Confrontée sans cesse aux conservatismes, aux stéréotypes, aux interdits et aux garde-fous, vous vivez, Lio, à la fois, la transgression et la sagesse, l’économie de l’imprudence et l’expérience des limites. Pop model de combat plutôt que business star de charité, vous harmonisez en un accord majeur, vertu populaire, sophistication esthétique et fidélité politique, comme si le désir qui vous anime ne devait jamais céder.
Avec Cesare Battisti et le combat pour la laïcité, autant que dans le film, sombre et pourpre, de Jeanne Labrune, héroïne pour ces temps de violences extrêmes, mi-Jocaste, mi-Antigone, Lio s’engage.

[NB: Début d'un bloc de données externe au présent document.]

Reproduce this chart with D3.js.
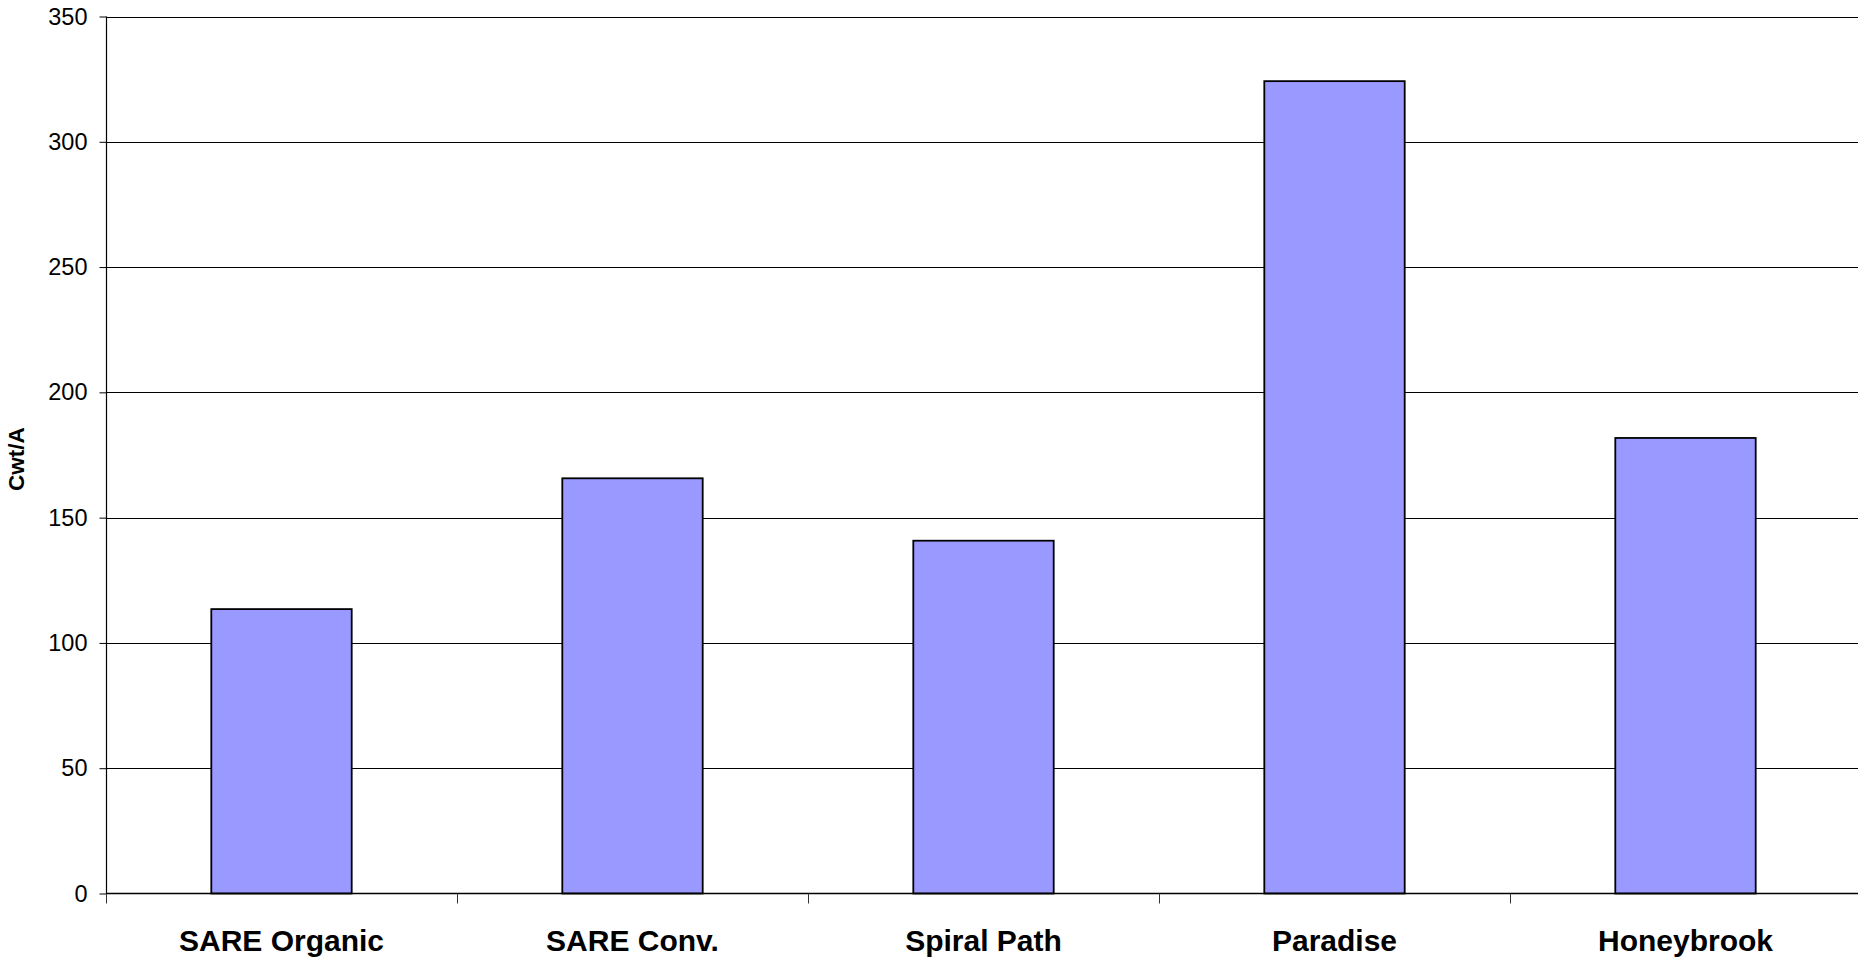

De tant de filles qui nous sont venues du MLF, vous êtes sûrement l’une de mes petites préférées. J’admire le souci de « bien dire » de celles qui ont voix au chapitre médiatique : Vanessa P., Laetitia C., Judith G., Mathilde S., Anne P., Chiara M., Karine V., Sandrine K. et tant d’autres. L’admiration est la passion que j’aime le plus. Mais vous, Lio, quand, en pleine tragédie, vous avez parlé de votre amie Marie T., j’ai eu envie de vous rencontrer. Vous vous êtes exprimée avec dignité, sans cette haine revancharde où les misogynes de tout bord ont tenté, en vain, de piéger les féministes. Vous en avez parlé sans minauderie, sans cette crainte féminine que les machos sollicitent. Vous en avez parlé avec la voix et le cœur justes, là où justesse et justice se conjuguent pour ne pas se rendre à la malédiction de la douleur ; pour continuer à dire « oui » au monde, aux hommes, à la vie.
Lors d’une manifestation récente, de jeunes militantes avaient orné une immense banderole des noms des femmes qui, selon elles, avaient porté leurs rêves. Aujourd’hui, malgré les cent millions de femmes qui disparaissent en permanence dans la guerre humaine, l’héritage – terre, flèche, flambeau – est en de bonnes mains. La transmission est assurée. Loin de se complaire dans un statut de victimes, votre génération, Lio, et celle qui vient, sauront tenir promesse. Actrices et créatrices de futurs, vous saurez inventer, imaginer, porter des rêves si vrais que le réel les suivra.